### Instructions for the task
Lines from the one containing "Give me the Altair source for this chart." to the one containing "import pandas as pd", both lines included, are to be extracted exactly from the data below; pictures are excluded.

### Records
________________________________________

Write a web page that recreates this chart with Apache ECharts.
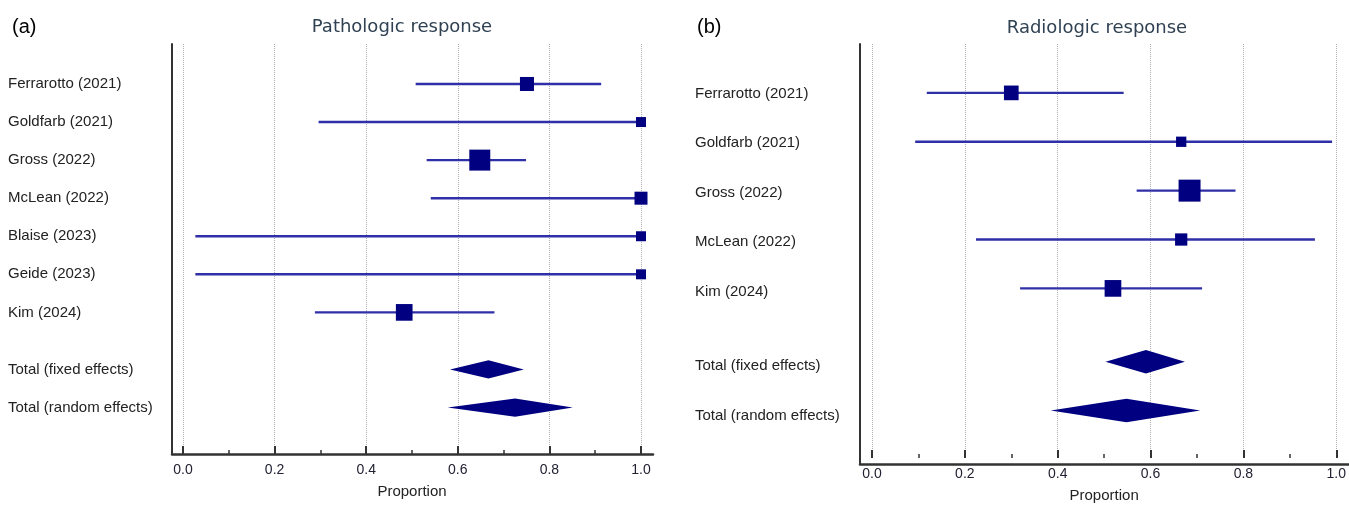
<!DOCTYPE html>
<html>
<head>
<meta charset="utf-8">
<script src="https://cdn.jsdelivr.net/npm/echarts@6/dist/echarts.min.js"></script>
<style>
html,body{margin:0;padding:0;background:#fff;}
#chart{width:1349px;height:508px;}
</style>
</head>
<body>
<div id="chart"></div>
<script>
// ---------- data (a) Pathologic response ----------
const pathStudies = ['Ferrarotto (2021)', 'Goldfarb (2021)', 'Gross (2022)', 'McLean (2022)', 'Blaise (2023)', 'Geide (2023)', 'Kim (2024)'];
const pathEst  = [0.751, 1.000, 0.648, 1.000, 1.000, 1.000, 0.483];
const pathLow  = [0.508, 0.296, 0.532, 0.541, 0.027, 0.027, 0.288];
const pathHigh = [0.913, 1.000, 0.749, 1.000, 1.000, 1.000, 0.680];
const pathWeight = [14.2, 7.2, 31.8, 12.2, 7.2, 7.2, 20.1];
const pathTotals = ['Total (fixed effects)', 'Total (random effects)'];
const pathTotalEst  = [0.667, 0.725];
const pathTotalLow  = [0.583, 0.578];
const pathTotalHigh = [0.744, 0.851];

// ---------- data (b) Radiologic response ----------
const radStudies = ['Ferrarotto (2021)', 'Goldfarb (2021)', 'Gross (2022)', 'McLean (2022)', 'Kim (2024)'];
const radEst  = [0.300, 0.666, 0.684, 0.666, 0.519];
const radLow  = [0.118, 0.093, 0.570, 0.224, 0.319];
const radHigh = [0.542, 0.991, 0.783, 0.954, 0.711];
const radWeight = [17.5, 8.6, 39.2, 12.2, 22.6];
const radTotals = ['Total (fixed effects)', 'Total (random effects)'];
const radTotalEst  = [0.590, 0.548];
const radTotalLow  = [0.503, 0.385];
const radTotalHigh = [0.674, 0.707];

const xTickValues = [0, 0.2, 0.4, 0.6, 0.8, 1.0];
const axisName = 'Proportion';
const panelTitles = ['Pathologic response', 'Radiologic response'];
const panelTags = ['(a)', '(b)'];

// ---------- build ----------
function buildPanel(studies, est, low, high, weight, totals, tEst, tLow, tHigh) {
  const labels = [], positions = [], data = [];
  studies.forEach((s, i) => {
    labels.push(s); positions.push(i);
    data.push([est[i], low[i], high[i], i, weight[i], 0]);
  });
  totals.forEach((s, j) => {
    const p = studies.length + 0.5 + j;
    labels.push(s); positions.push(p);
    data.push([tEst[j], tLow[j], tHigh[j], p, 0, 1]);
  });
  return { labels, positions, data };
}
const A = buildPanel(pathStudies, pathEst, pathLow, pathHigh, pathWeight, pathTotals, pathTotalEst, pathTotalLow, pathTotalHigh);
const B = buildPanel(radStudies, radEst, radLow, radHigh, radWeight, radTotals, radTotalEst, radTotalLow, radTotalHigh);

const LINE_COLOR = '#2f2fa8';
const MARK_COLOR = '#000080';
const AXIS_COLOR = '#333333';
const FONT = "'Liberation Sans', Arial, sans-serif";

function makeRender(k) {
  return function (params, api) {
    const e = api.value(0), lo = api.value(1), hi = api.value(2), y = api.value(3), w = api.value(4), kind = api.value(5);
    const pE = api.coord([e, y]), pL = api.coord([lo, y]), pH = api.coord([hi, y]);
    if (kind === 0) {
      const s = k * Math.sqrt(w);
      return {
        type: 'group',
        children: [
          { type: 'line', shape: { x1: pL[0], y1: pL[1], x2: pH[0], y2: pH[1] }, style: { stroke: LINE_COLOR, lineWidth: 2.4 } },
          { type: 'rect', shape: { x: pE[0] - s / 2, y: pE[1] - s / 2, width: s, height: s }, style: { fill: MARK_COLOR } }
        ]
      };
    }
    const t = api.coord([e, y - 0.24]), b = api.coord([e, y + 0.24]);
    return {
      type: 'polygon',
      shape: { points: [[pL[0], pL[1]], [t[0], t[1]], [pH[0], pH[1]], [b[0], b[1]]] },
      style: { fill: MARK_COLOR }
    };
  };
}

function frameX(min, max, gi) {
  return {
    type: 'value', gridIndex: gi, min: min, max: max,
    axisLine: { show: true, onZero: false, lineStyle: { color: AXIS_COLOR, width: 2.5 } },
    axisTick: { show: false }, axisLabel: { show: false }, splitLine: { show: false }
  };
}
function frameY(min, max, gi, P, margin) {
  return {
    type: 'value', gridIndex: gi, min: min, max: max, inverse: true,
    axisLine: { show: true, onZero: false, lineStyle: { color: AXIS_COLOR, width: 2 } },
    axisTick: { show: false }, splitLine: { show: false },
    axisLabel: {
      show: true, customValues: P.positions, align: 'left', margin: margin,
      color: '#222', fontSize: 15, fontFamily: FONT,
      formatter: function (v) {
        const idx = P.positions.findIndex(p => Math.abs(p - v) < 1e-6);
        return idx >= 0 ? P.labels[idx] : '';
      }
    }
  };
}
function dataX(gi) {
  return {
    type: 'value', gridIndex: gi, min: 0, max: 1, interval: 0.2, position: 'bottom',
    axisLine: { show: false, onZero: false },
    axisTick: { show: true, inside: true, length: 8, lineStyle: { color: AXIS_COLOR, width: 2 } },
    minorTick: { show: true, splitNumber: 2, length: 4, lineStyle: { color: AXIS_COLOR, width: 1.5 } },
    splitLine: { show: true, lineStyle: { color: '#b0b0b0', type: 'dotted', width: 1 } },
    axisLabel: {
      margin: 9, color: '#222233', fontSize: 14, fontFamily: FONT,
      formatter: v => xTickValues.some(t => Math.abs(t - v) < 1e-9) ? v.toFixed(1) : ''
    },
    name: axisName, nameLocation: 'middle', nameGap: 30,
    nameTextStyle: { color: '#222', fontSize: 15, fontFamily: FONT }
  };
}
function dataY(min, max, gi) {
  return { type: 'value', gridIndex: gi, min: min, max: max, inverse: true, show: false };
}

const option = {
  animation: false,
  backgroundColor: '#fff',
  grid: [
    { left: 172, top: 44, width: 481, height: 410 },
    { left: 183, top: 44, width: 458, height: 410 },
    { left: 860, top: 44, width: 489, height: 420 },
    { left: 872, top: 44, width: 468, height: 420 }
  ],
  xAxis: [
    frameX(-0.024, 1.026, 0),
    dataX(1),
    frameX(-0.0256, 1.019, 2),
    dataX(3)
  ],
  yAxis: [
    frameY(-1.05, 9.72, 0, A, 164),
    dataY(-1.05, 9.72, 1),
    frameY(-1.0, 7.47, 2, B, 165),
    dataY(-1.0, 7.47, 3)
  ],
  graphic: [
    { type: 'text', x: 12, y: 27, style: { text: panelTags[0], font: "20px 'Liberation Sans', Arial, sans-serif", fill: '#000', textVerticalAlign: 'middle' } },
    { type: 'text', x: 402, y: 27, style: { text: panelTitles[0], font: "18px 'DejaVu Sans', sans-serif", fill: '#2f4152', textAlign: 'center', textVerticalAlign: 'middle' } },
    { type: 'text', x: 697, y: 27, style: { text: panelTags[1], font: "20px 'Liberation Sans', Arial, sans-serif", fill: '#000', textVerticalAlign: 'middle' } },
    { type: 'text', x: 1097, y: 28, style: { text: panelTitles[1], font: "18px 'DejaVu Sans', sans-serif", fill: '#2f4152', textAlign: 'center', textVerticalAlign: 'middle' } }
  ],
  series: [
    { type: 'custom', xAxisIndex: 1, yAxisIndex: 1, clip: false, z: 5, renderItem: makeRender(3.72), data: A.data },
    { type: 'custom', xAxisIndex: 3, yAxisIndex: 3, clip: false, z: 5, renderItem: makeRender(3.51), data: B.data }
  ]
};

const chart = echarts.init(document.getElementById('chart'), null, { renderer: 'canvas' });
chart.setOption(option);
</script>
</body>
</html>
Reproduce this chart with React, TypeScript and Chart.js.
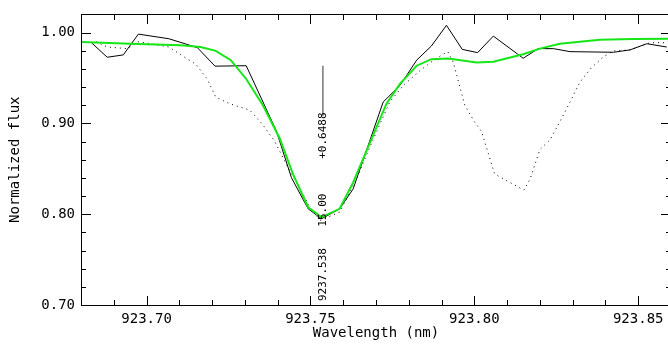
import { useEffect, useRef } from "react";
import { Chart, registerables } from "chart.js";

Chart.register(...registerables);

// Observed spectrum (solid black)
const obsX = [923.6832, 923.688, 923.6929, 923.6975, 923.7068, 923.7155, 923.7209, 923.7304, 923.7396, 923.7442, 923.7493, 923.7534, 923.7589, 923.763, 923.7722, 923.7773, 923.7824, 923.7869, 923.7915, 923.7963, 923.801, 923.8058, 923.8149, 923.8195, 923.8241, 923.8292, 923.8424, 923.8475, 923.8526, 923.8587];
const obsY = [0.9888, 0.9728, 0.9754, 0.9983, 0.9932, 0.9834, 0.963, 0.9635, 0.8917, 0.8402, 0.8059, 0.795, 0.8059, 0.8276, 0.9236, 0.9417, 0.9696, 0.9852, 1.008, 0.9815, 0.9779, 0.9961, 0.9717, 0.9823, 0.9823, 0.979, 0.9783, 0.9809, 0.9877, 0.9841];

// Fit (green)
const fitX = [923.6798, 923.6951, 923.7104, 923.7165, 923.7211, 923.7257, 923.7304, 923.7355, 923.7406, 923.7447, 923.7493, 923.7534, 923.7589, 923.763, 923.7681, 923.7732, 923.7773, 923.7824, 923.7869, 923.792, 923.8007, 923.8058, 923.8149, 923.82, 923.8261, 923.8383, 923.8485, 923.86];
const fitY = [0.9896, 0.9877, 0.9859, 0.9841, 0.9798, 0.9696, 0.9489, 0.92, 0.8837, 0.8439, 0.8076, 0.7967, 0.8059, 0.8348, 0.8783, 0.9217, 0.9435, 0.9635, 0.9707, 0.9714, 0.9671, 0.9678, 0.9761, 0.9823, 0.9877, 0.9921, 0.9928, 0.9932];

// Second spectrum (dotted black)
const dotX = [923.6846, 923.688, 923.6941, 923.6976, 923.7012, 923.7068, 923.7114, 923.715, 923.7185, 923.7211, 923.7253, 923.7315, 923.7355, 923.7391, 923.7432, 923.7472, 923.7498, 923.753, 923.7589, 923.764, 923.7691, 923.7742, 923.7783, 923.7834, 923.788, 923.7919, 923.7936, 923.7956, 923.7971, 923.7997, 923.8022, 923.8062, 923.8151, 923.817, 923.82, 923.8231, 923.8261, 923.8292, 923.8322, 923.8358, 923.8394, 923.8424, 923.8475, 923.8536, 923.8587];
const dotY = [0.9899, 0.9841, 0.9823, 0.9899, 0.9877, 0.9841, 0.9733, 0.9652, 0.9489, 0.929, 0.9217, 0.9146, 0.8983, 0.8801, 0.8511, 0.8258, 0.8076, 0.7932, 0.8022, 0.8385, 0.882, 0.9236, 0.9417, 0.958, 0.9707, 0.979, 0.9671, 0.9399, 0.92, 0.9037, 0.891, 0.8442, 0.8265, 0.8385, 0.8711, 0.882, 0.9018, 0.9236, 0.9453, 0.9616, 0.9733, 0.9798, 0.9809, 0.9888, 0.9888];

const xTicks = [923.7, 923.75, 923.8, 923.85];
const yTicks = [0.7, 0.8, 0.9, 1.0];
const xMinor = [923.68, 923.69, 923.7, 923.71, 923.72, 923.73, 923.74, 923.75, 923.76, 923.77, 923.78, 923.79, 923.8, 923.81, 923.82, 923.83, 923.84, 923.85, 923.86];
const yMinor = [0.7, 0.72, 0.74, 0.76, 0.78, 0.8, 0.82, 0.84, 0.86, 0.88, 0.9, 0.92, 0.94, 0.96, 0.98, 1.0, 1.02];

// Line annotation
const annotX = 923.7538;
const annotLineY = [0.9634, 0.908];
const annotLabels = ["+0.6488", "15.00", "9237.538"];
const annotLabelY = [0.8865, 0.8045, 0.7335];

const FONT = "'DejaVu Sans Mono', monospace";

const toPts = (xs: number[], ys: number[]) => xs.map((x, i) => ({ x, y: ys[i] }));

const framePlugin = {
  id: "frame",
  afterDraw(chart: any) {
    const ctx: CanvasRenderingContext2D = chart.ctx;
    const a = chart.chartArea;
    const xs = chart.scales.x;
    const ys = chart.scales.y;
    const L = Math.round(a.left);
    const R = Math.round(a.right);
    const T = Math.round(a.top);
    const B = Math.round(a.bottom);
    ctx.save();
    ctx.fillStyle = "#000000";
    // frame
    ctx.fillRect(L, T, R - L + 1, 1);
    ctx.fillRect(L, B, R - L + 1, 1);
    ctx.fillRect(L, T, 1, B - T + 1);
    ctx.fillRect(R, T, 1, B - T + 1);
    // x ticks (inward, bottom and top)
    xMinor.forEach((v) => {
      const major = xTicks.some((t) => Math.abs(t - v) < 1e-6);
      const px = Math.round(xs.getPixelForValue(v));
      const lb = major ? 9 : 5;
      const lt = major ? 10 : 6;
      ctx.fillRect(px, B - lb, 1, lb);
      ctx.fillRect(px, T, 1, lt);
    });
    // y ticks (inward, left and right)
    yMinor.forEach((v) => {
      const major = yTicks.some((t) => Math.abs(t - v) < 1e-6);
      const len = major ? 10 : 5;
      const py = Math.round(ys.getPixelForValue(v));
      ctx.fillRect(L, py, len, 1);
      ctx.fillRect(R - len, py, len, 1);
    });

    // annotation
    const ax = xs.getPixelForValue(annotX);
    ctx.strokeStyle = "#777";
    ctx.lineWidth = 1.5;
    ctx.beginPath();
    ctx.moveTo(ax, ys.getPixelForValue(annotLineY[0]));
    ctx.lineTo(ax, ys.getPixelForValue(annotLineY[1]));
    ctx.stroke();
    ctx.fillStyle = "#000";
    ctx.font = `11px ${FONT}`;
    ctx.textAlign = "center";
    ctx.textBaseline = "middle";
    annotLabels.forEach((t, i) => {
      ctx.save();
      ctx.translate(ax, ys.getPixelForValue(annotLabelY[i]));
      ctx.rotate(-Math.PI / 2);
      ctx.fillText(t, 0, 0);
      ctx.restore();
    });
    ctx.restore();
  },
};

export default function App() {
  const ref = useRef<HTMLCanvasElement>(null);
  useEffect(() => {
    const canvas = ref.current!;
    const chart = new Chart(canvas, {
      type: "line",
      data: {
        datasets: [
          { label: "fit", data: toPts(fitX, fitY), borderColor: "#16e616", borderWidth: 2, pointRadius: 0, tension: 0, fill: false },
          { label: "observed", data: toPts(obsX, obsY), borderColor: "#000", borderWidth: 1, pointRadius: 0, tension: 0, fill: false },
          { label: "dotted", data: toPts(dotX, dotY), borderColor: "#000", borderWidth: 1, borderDash: [1, 4], pointRadius: 0, tension: 0, fill: false },
        ],
      },
      options: {
        responsive: false,
        animation: false,
        devicePixelRatio: 1,
        layout: { padding: { top: 10, right: 9, left: 0, bottom: 0 } },
        plugins: { legend: { display: false }, tooltip: { enabled: false } },
        scales: {
          x: {
            type: "linear",
            min: 923.68,
            max: 923.86,
            grid: { display: false, drawTicks: false, tickLength: 0 },
            border: { display: false },
            afterBuildTicks: (s: any) => {
              s.ticks = xTicks.map((v) => ({ value: v }));
            },
            afterFit: (s: any) => {
              s.height = 40;
            },
            ticks: { padding: 6, color: "#000", autoSkip: false, maxRotation: 0, font: { family: FONT, size: 14 }, callback: (v: any) => Number(v).toFixed(2) },
            title: { display: true, text: "Wavelength (nm)", color: "#000", font: { family: FONT, size: 14 }, padding: { top: 0, bottom: 3 } },
          },
          y: {
            type: "linear",
            min: 0.7,
            max: 1.02,
            grid: { display: false, drawTicks: false, tickLength: 0 },
            border: { display: false },
            afterBuildTicks: (s: any) => {
              s.ticks = yTicks.map((v) => ({ value: v }));
            },
            afterFit: (s: any) => {
              s.width = 81;
            },
            ticks: { padding: 6, color: "#000", autoSkip: false, font: { family: FONT, size: 14 }, callback: (v: any) => Number(v).toFixed(2) },
            title: { display: true, text: "Normalized flux", color: "#000", font: { family: FONT, size: 14 }, padding: { top: 7, bottom: 0 } },
          },
        },
      },
      plugins: [framePlugin],
    });
    return () => chart.destroy();
  }, []);
  return (
    <div style={{ position: "fixed", left: 0, top: 0, width: 668, height: 345, overflow: "hidden", background: "#fff" }}>
      <canvas ref={ref} width={680} height={345} style={{ display: "block" }} />
    </div>
  );
}
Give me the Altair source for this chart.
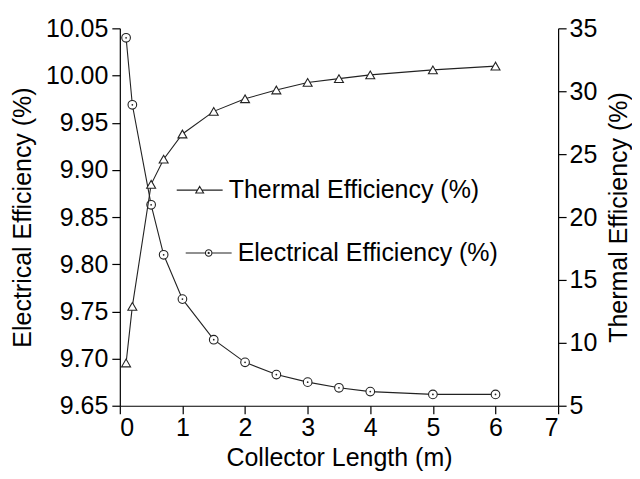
import altair as alt
import pandas as pd

lengths = [0.1, 0.2, 0.5, 0.7, 1.0, 1.5, 2.0, 2.5, 3.0, 3.5, 4.0, 5.0, 6.0]
electrical = [10.040, 9.969, 9.863, 9.810, 9.763, 9.720, 9.696, 9.683, 9.675, 9.669, 9.665, 9.662, 9.662]
thermal = [8.4, 12.9, 22.6, 24.6, 26.6, 28.4, 29.4, 30.1, 30.7, 31.0, 31.3, 31.7, 32.0]
series_names = ["Electrical Efficiency (%)", "Thermal Efficiency (%)"]

df = pd.DataFrame({"L": lengths, "elec": electrical, "therm": thermal,
                   "se": series_names[0], "st": series_names[1]})

FONT = "Liberation Sans"
FS = 25

x_enc = alt.X("L:Q", scale=alt.Scale(domain=[0, 7], nice=False),
              axis=alt.Axis(values=[0, 1, 2, 3, 4, 5, 6, 7], title="Collector Length (m)",
                            titlePadding=5, labelPadding=2))

tri_path = ("M-1,0L-0.09,0M0.09,0L1,0"
            "M0,-0.16L0.17,0.13L-0.17,0.13Z")
circ_path = ("M-1,0L-0.14,0M0.14,0L1,0"
             "M-0.14,0A0.14,0.14 0 1,0 0.14,0A0.14,0.14 0 1,0 -0.14,0"
             "M-0.025,0A0.025,0.025 0 1,0 0.025,0A0.025,0.025 0 1,0 -0.025,0")

base = alt.Chart(df)

y_e = alt.Y("elec:Q", scale=alt.Scale(domain=[9.65, 10.05], nice=False, zero=False),
            axis=alt.Axis(orient="left", values=[9.65, 9.70, 9.75, 9.80, 9.85, 9.90, 9.95, 10.00, 10.05],
                          format=".2f", title="Electrical Efficiency (%)", titlePadding=10, labelPadding=4))
y_t = alt.Y("therm:Q", scale=alt.Scale(domain=[5, 35], nice=False, zero=False),
            axis=alt.Axis(orient="right", values=[5, 10, 15, 20, 25, 30, 35],
                          title="Thermal Efficiency (%)", titleAngle=270, titleBaseline="top",
                          titlePadding=10, labelPadding=3))

def legend(x, y, path):
    return alt.Legend(title=None, orient="none", legendX=x, legendY=y,
                      symbolType=path, symbolSize=2116, symbolStrokeWidth=1.1,
                      labelFontSize=FS, labelFont=FONT, labelColor="black",
                      labelOffset=5, labelLimit=600, padding=0)

e_line = base.mark_line(color="#222222", strokeWidth=1.1).encode(x=x_enc, y=y_e)
e_pts = base.mark_point(shape="circle", size=75, filled=False, fill="white", fillOpacity=1,
                        strokeWidth=1.1, opacity=1).encode(
    x=x_enc, y=y_e,
    stroke=alt.Stroke("se:N", scale=alt.Scale(range=["#222222"]),
                      legend=legend(65, 201, circ_path)))
e_dot = base.mark_point(shape="circle", size=3, filled=True, color="#222222", opacity=1).encode(x=x_enc, y=y_e)

t_line = base.mark_line(color="#222222", strokeWidth=1.1).encode(x=x_enc, y=y_t)
t_pts = base.mark_point(shape="triangle-up", size=80, filled=False, fill="white", fillOpacity=1,
                        strokeWidth=1.1, opacity=1).encode(
    x=x_enc, y=y_t,
    stroke=alt.Stroke("st:N", scale=alt.Scale(range=["#222222"]),
                      legend=legend(56, 138, tri_path)))

elec_layer = alt.layer(e_line, e_pts, e_dot)
therm_layer = alt.layer(t_line, t_pts)

chart = alt.layer(elec_layer, therm_layer).resolve_scale(
    y="independent", stroke="independent").resolve_legend(stroke="independent").properties(
    width=439, height=378, padding={"left": 2, "top": 8, "right": 0, "bottom": 0},
    background="white"
).configure_axis(
    labelFont=FONT, titleFont=FONT, labelFontSize=FS, titleFontSize=FS,
    titleFontWeight="normal", labelColor="black", titleColor="black",
    domainColor="black", tickColor="black", tickSize=8, grid=False,
    domainWidth=1.2, tickWidth=1.2
).configure_view(stroke=None)

chart.save("out.html", embed_options={"renderer": "svg", "actions": False})
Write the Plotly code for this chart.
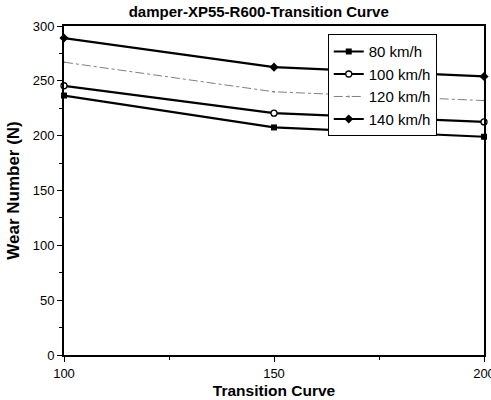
import plotly.graph_objects as go

transition_curve = [100, 150, 200]
wear_80 = [236.6, 207.5, 199.0]
wear_100 = [245.5, 220.5, 212.5]
wear_120 = [267.0, 240.0, 232.0]
wear_140 = [289.0, 262.5, 254.0]

series = [
    ("80 km/h", wear_80, dict(color="black", width=2.2), dict(symbol="square", size=6, color="black")),
    ("100 km/h", wear_100, dict(color="black", width=2.2),
     dict(symbol="circle", size=6, color="white", line=dict(width=1.3, color="black"))),
    ("120 km/h", wear_120, dict(color="#808080", width=1, dash="dashdot"),
     dict(symbol="circle", size=2, color="#808080")),
    ("140 km/h", wear_140, dict(color="black", width=2.2), dict(symbol="diamond", size=7, color="black")),
]

fig = go.Figure()
for name, values, line, marker in series:
    fig.add_trace(go.Scatter(x=transition_curve, y=values, name=name, mode="lines+markers",
                             line=line, marker=marker, cliponaxis=False))

axis_common = dict(
    showline=True, linecolor="black", linewidth=1.8, mirror=True,
    ticks="outside", ticklen=5, tickwidth=1, tickcolor="black",
    showgrid=False, zeroline=False, automargin=False,
    tickfont=dict(family="Arial, Liberation Sans", size=13, color="black"),
    minor=dict(ticks="outside", ticklen=3, tickcolor="black", dtick=25),
)

fig.update_xaxes(range=[100, 200], dtick=50, tick0=100, ticklabeloverflow="allow",
                 title=dict(text="<b>Transition Curve</b>", standoff=6,
                            font=dict(family="Arial, Liberation Sans", size=15.5, color="black")),
                 **axis_common)
fig.update_yaxes(range=[0, 300], dtick=50, tick0=0,
                 title=dict(text="<b>Wear Number (N)</b>", standoff=9,
                            font=dict(family="Arial, Liberation Sans", size=17, color="black")),
                 **axis_common)

fig.update_layout(
    width=491, height=400,
    margin=dict(l=64, r=7, t=26, b=45),
    paper_bgcolor="white", plot_bgcolor="white",
    title=dict(text="<b>damper-XP55-R600-Transition Curve</b>", x=0.527, xanchor="center",
               y=0.97, yanchor="middle",
               font=dict(family="Arial, Liberation Sans", size=15, color="black")),
    legend=dict(x=0.628, y=0.975, xanchor="left", yanchor="top",
                bgcolor="white", bordercolor="black", borderwidth=1,
                font=dict(family="Arial, Liberation Sans", size=15, color="black"),
                tracegroupgap=0, itemsizing="trace"),
    showlegend=True,
)

fig.write_html("out.html")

________________________________________

### Reply to the exercise
Give me the Altair source for this chart.
import altair as alt
import pandas as pd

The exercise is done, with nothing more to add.